One of the most influential series of pro wrestling that affect how many wrestlers and wrestling fans view what good wrestling is to do this day. US 90s workrate existed before this match of course, but I think this popularized it as the style that would eventually bring about Ring Of Honor. In a lot of ways, I think of Ring of Honor as ECW if ECW only had Benoit/Guerrero/Malenko matches. I think there has been a strong backlash to this trilogy similar to the backlash to highly influential workrate series of Dynamite Kid vs Tiger Mask. When I went back and watched that series I found it uneven. One match I thought was spectacular the other match I thought was hot garbage. I know I have seen this match once and the final match a couple times. I dont think I have ever watched the second one. 
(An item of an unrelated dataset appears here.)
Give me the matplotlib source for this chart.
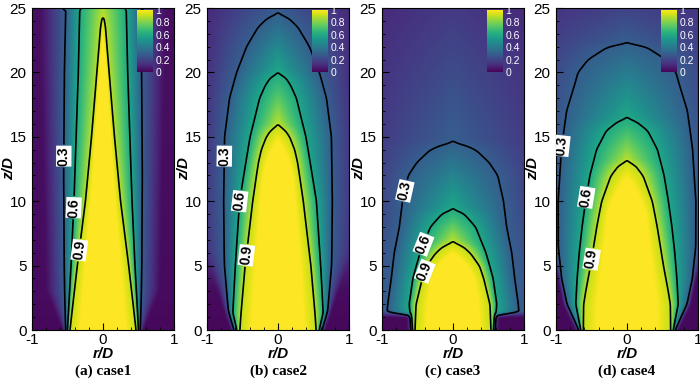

Lets get this out of the way early. Joey Styles is trash. I would blast music over him, but I want to hear the crowd. Lots of polite golf clapping from the crowd because this is "good wrestling". :) You can always work smart marks, folks. There are a couple boring chants and "This match sucks" chants.

First five minutes is very 90s workrate. I actually liked the chain wrestling early, but the tumbling pass has been ripped off so many times and when they both dropkicked each other at the same time and we get the standoff. I rolled by eyes as they got their polite applause. I know this was novel at the time, but God it is just so cheesy. It was smart for them to do this because they crowd did react at the moments that they were supposed to. Eddie got a couple of his spots in before Malenko targets the knee. Malenko's leg work is really good and definitely gets me into the match. It is a good hook. Eddie is selling well. I liked his holding onto the rope pugnaciously to avoid more punishment. Malenko had some good submissions. Malenko's gimmick is literally he does not show emotion so you need Eddie to pick up the slack. This is NOT the Eddie from the week before that wrested the TV belt from Scorpio. That Eddie was 2003 Eddie he was so loose and so damn likeable. This is serious '96 Eddie who can be kinda bland. I think it took Eddie until 2003 to realize his "heel" charisma was actually "babyface" charisma. So when he played a babyface he played it too vanilla and that happens here. Malenko for being a ring general was terrible at transitions. Instead of an interesting way to get Eddie off offense, it is a bland transition to Malenko control and then he whips Eddie off the ropes into a dropkick to the knee. So artificial and mechanical. So far it has been very good and as I kinda expected I was going to be between the two factions on this match. 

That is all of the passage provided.